In Caritas in Veritate, Pope Benedict wrote:
I would like to remind everyone, especially governments engaged in boosting the world’s economic and social assets, that the primary capital to be safeguarded and valued is man, the human person in his or her integrity: ‘Man is the source, the focus and the aim of all economic and social life…’
The pope goes on to discuss his concerns with global capitalism, the “grave failures” of the contemporary market to be faithful to the needs of all people. So, for example, while we boast about having created an industrial agricultural system capable of feeding the world, we have at the same time denigrated human work, and caused many farmers to have to farm crops that they cannot, themselves eat or use to sustain themselves.

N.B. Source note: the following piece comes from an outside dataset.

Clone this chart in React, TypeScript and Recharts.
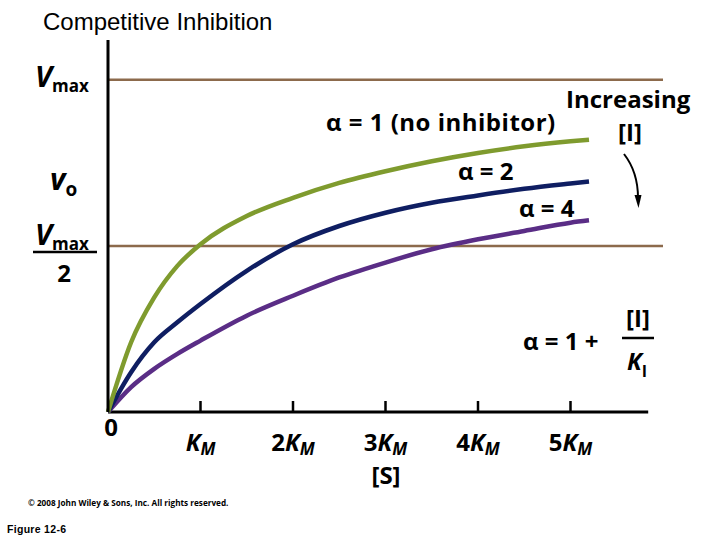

In the West, we may fault communism for having denigrated the human spirit, but I cannot say that we have not done the same with some of our own economic activities. Too much of a focus on markets and on individual decisions for their own self-interest denies a whole range of human activity. As Benedict says:
The market of gratuitousness does not exist, and attitudes of gratuitousness cannot be established by law. Yet both the market and politics need individuals who are open to reciprocal gift.
If one of the difficulties with communism was that it prevented people from taking pride (in the good sense of the word) in God’s good earth by owning it (via private property) and by learning to use it well (and I happen to think that the pope is exactly right here), a parallel difficulty arises from contemporary late capitalism in that it tends to believe that such things as gifts are impossible, and thus also prevents people from taking pride (again, in the good sense of the word) in being able to do good for each other.
With either theory, I find it difficult to sustain a life lived for the gospel.